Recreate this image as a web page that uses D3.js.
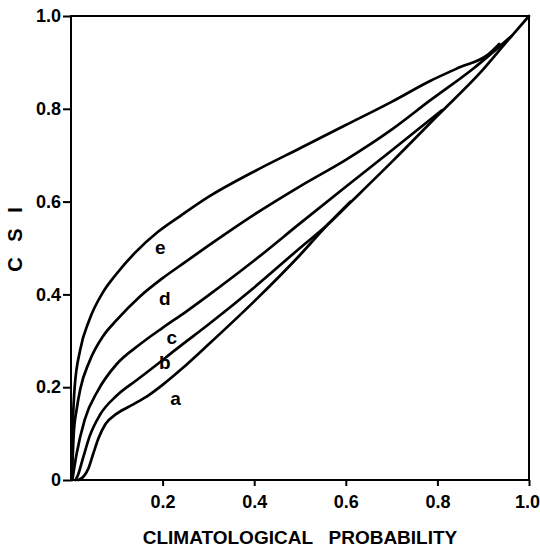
<!DOCTYPE html>
<html>
<head>
<meta charset="utf-8">
<script src="https://cdn.jsdelivr.net/npm/d3@7"></script>
<style>
  body { margin: 0; background: #fff; }
  text { font-family: "Liberation Sans", Arial, sans-serif; font-weight: bold; fill: #000; }
</style>
</head>
<body>
<div class="chart"></div>
<script>
// curve values (climatological probability, CSI)
var aX = [0.016, 0.027, 0.038, 0.048, 0.06, 0.075, 0.1, 0.136, 0.17, 0.2, 0.24, 0.3, 0.4, 0.5, 0.56, 0.61];
var aY = [0, 0.007, 0.025, 0.055, 0.09, 0.12, 0.143, 0.163, 0.183, 0.205, 0.238, 0.292, 0.385, 0.485, 0.55, 0.6];
var bX = [0.01, 0.015, 0.027, 0.041, 0.063, 0.1, 0.143, 0.18, 0.23, 0.3, 0.4, 0.5, 0.56, 0.61, 0.7, 0.8, 0.9, 0.95, 1.0];
var bY = [0, 0.01, 0.05, 0.095, 0.14, 0.182, 0.215, 0.243, 0.282, 0.335, 0.415, 0.5, 0.55, 0.598, 0.685, 0.785, 0.885, 0.943, 1.0];
var cX = [0.003, 0.012, 0.03, 0.06, 0.1, 0.15, 0.2, 0.25, 0.3, 0.4, 0.5, 0.6, 0.7, 0.81];
var cY = [0, 0.055, 0.13, 0.195, 0.25, 0.292, 0.328, 0.362, 0.398, 0.473, 0.553, 0.632, 0.71, 0.797];
var dX = [0.002, 0.006, 0.012, 0.02, 0.04, 0.07, 0.1, 0.15, 0.2, 0.25, 0.3, 0.4, 0.5, 0.6, 0.7, 0.784, 0.88, 0.962];
var dY = [0, 0.1, 0.15, 0.195, 0.255, 0.31, 0.345, 0.395, 0.435, 0.47, 0.505, 0.572, 0.633, 0.69, 0.755, 0.818, 0.888, 0.957];
var eX = [0.001, 0.004, 0.008, 0.02, 0.04, 0.07, 0.1, 0.14, 0.19, 0.24, 0.3, 0.4, 0.5, 0.6, 0.7, 0.784, 0.85, 0.908, 0.935];
var eY = [0, 0.12, 0.2, 0.28, 0.345, 0.405, 0.445, 0.49, 0.535, 0.57, 0.61, 0.665, 0.715, 0.765, 0.815, 0.86, 0.89, 0.915, 0.94];

var curveNames = ["a", "b", "c", "d", "e"];
var labelX = [0.228, 0.205, 0.22, 0.205, 0.195];
var labelY = [0.177, 0.253, 0.308, 0.392, 0.502];

var xTicks = [0.2, 0.4, 0.6, 0.8, 1.0];
var yTicks = [0, 0.2, 0.4, 0.6, 0.8, 1.0];

var svgWidth = 540;
var svgHeight = 549;

var svg = d3.select(".chart")
            .append("svg")
            .attr("width", svgWidth)
            .attr("height", svgHeight);

var x = d3.scaleLinear().domain([0, 1]).range([71, 529]);
var y = d3.scaleLinear().domain([0, 1]).range([480, 16]);

var curves = [[aX, aY], [bX, bY], [cX, cY], [dX, dY], [eX, eY]].map(function(c) {
  return c[0].map(function(v, i) { return [v, c[1][i]]; });
});

// frame
svg.append("rect")
    .attr("x", x(0))
    .attr("y", y(1))
    .attr("width", x(1) - x(0))
    .attr("height", y(0) - y(1))
    .attr("fill", "none")
    .attr("stroke", "#000")
    .attr("stroke-width", 2);

var xAxis = svg.append("g")
    .attr("transform", "translate(0," + y(0) + ")")
    .call(d3.axisBottom(x).tickValues(xTicks).tickSize(6).tickPadding(9).tickFormat(d3.format(".1f")));

var yAxis = svg.append("g")
    .attr("transform", "translate(" + x(0) + ",0)")
    .call(d3.axisLeft(y).tickValues(yTicks).tickSize(8).tickPadding(2)
      .tickFormat(function(d) { return d === 0 ? "0" : d3.format(".1f")(d); }));

[xAxis, yAxis].forEach(function(g) {
  g.select(".domain").remove();
  g.selectAll("line").attr("stroke", "#000").attr("stroke-width", 2);
  g.selectAll("text")
    .style("font-family", "'Liberation Sans', Arial, sans-serif")
    .style("font-weight", "bold")
    .style("font-size", "18px")
    .attr("fill", "#000");
});
// last x label sits on the page edge
xAxis.selectAll(".tick:last-of-type text").attr("dx", -2);

var line = d3.line()
    .x(function(d) { return x(d[0]); })
    .y(function(d) { return y(d[1]); })
    .curve(d3.curveMonotoneX);

svg.selectAll("path.curve")
    .data(curves)
    .enter()
    .append("path")
    .attr("class", "curve")
    .attr("d", line)
    .attr("fill", "none")
    .attr("stroke", "#000")
    .attr("stroke-width", 2.7)
    .attr("stroke-linecap", "round")
    .attr("stroke-linejoin", "round");

svg.selectAll("text.curve-label")
    .data(curveNames)
    .enter()
    .append("text")
    .attr("class", "curve-label")
    .text(function(d) { return d; })
    .attr("x", function(d, i) { return x(labelX[i]); })
    .attr("y", function(d, i) { return y(labelY[i]); })
    .attr("dy", "0.35em")
    .attr("text-anchor", "middle")
    .style("font-size", "19px");

svg.append("text")
    .text("CLIMATOLOGICAL   PROBABILITY")
    .attr("x", 300)
    .attr("y", 544)
    .attr("text-anchor", "middle")
    .attr("xml:space", "preserve")
    .style("white-space", "pre")
    .style("font-size", "19px");

svg.append("text")
    .text("C S I")
    .attr("transform", "translate(22,237) rotate(-90)")
    .attr("text-anchor", "middle")
    .style("letter-spacing", "5px")
    .style("font-size", "20px");
</script>
</body>
</html>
▬▬▬
Task to carry out
With all pictures left out, please transcribe exactly the lines from the start of the material through the line with "0.89, 0.915, 0.94];".

Final result
Recreate this image as a web page that uses D3.js.
<!DOCTYPE html>
<html>
<head>
<meta charset="utf-8">
<script src="https://cdn.jsdelivr.net/npm/d3@7"></script>
<style>
  body { margin: 0; background: #fff; }
  text { font-family: "Liberation Sans", Arial, sans-serif; font-weight: bold; fill: #000; }
</style>
</head>
<body>
<div class="chart"></div>
<script>
// curve values (climatological probability, CSI)
var aX = [0.016, 0.027, 0.038, 0.048, 0.06, 0.075, 0.1, 0.136, 0.17, 0.2, 0.24, 0.3, 0.4, 0.5, 0.56, 0.61];
var aY = [0, 0.007, 0.025, 0.055, 0.09, 0.12, 0.143, 0.163, 0.183, 0.205, 0.238, 0.292, 0.385, 0.485, 0.55, 0.6];
var bX = [0.01, 0.015, 0.027, 0.041, 0.063, 0.1, 0.143, 0.18, 0.23, 0.3, 0.4, 0.5, 0.56, 0.61, 0.7, 0.8, 0.9, 0.95, 1.0];
var bY = [0, 0.01, 0.05, 0.095, 0.14, 0.182, 0.215, 0.243, 0.282, 0.335, 0.415, 0.5, 0.55, 0.598, 0.685, 0.785, 0.885, 0.943, 1.0];
var cX = [0.003, 0.012, 0.03, 0.06, 0.1, 0.15, 0.2, 0.25, 0.3, 0.4, 0.5, 0.6, 0.7, 0.81];
var cY = [0, 0.055, 0.13, 0.195, 0.25, 0.292, 0.328, 0.362, 0.398, 0.473, 0.553, 0.632, 0.71, 0.797];
var dX = [0.002, 0.006, 0.012, 0.02, 0.04, 0.07, 0.1, 0.15, 0.2, 0.25, 0.3, 0.4, 0.5, 0.6, 0.7, 0.784, 0.88, 0.962];
var dY = [0, 0.1, 0.15, 0.195, 0.255, 0.31, 0.345, 0.395, 0.435, 0.47, 0.505, 0.572, 0.633, 0.69, 0.755, 0.818, 0.888, 0.957];
var eX = [0.001, 0.004, 0.008, 0.02, 0.04, 0.07, 0.1, 0.14, 0.19, 0.24, 0.3, 0.4, 0.5, 0.6, 0.7, 0.784, 0.85, 0.908, 0.935];
var eY = [0, 0.12, 0.2, 0.28, 0.345, 0.405, 0.445, 0.49, 0.535, 0.57, 0.61, 0.665, 0.715, 0.765, 0.815, 0.86, 0.89, 0.915, 0.94];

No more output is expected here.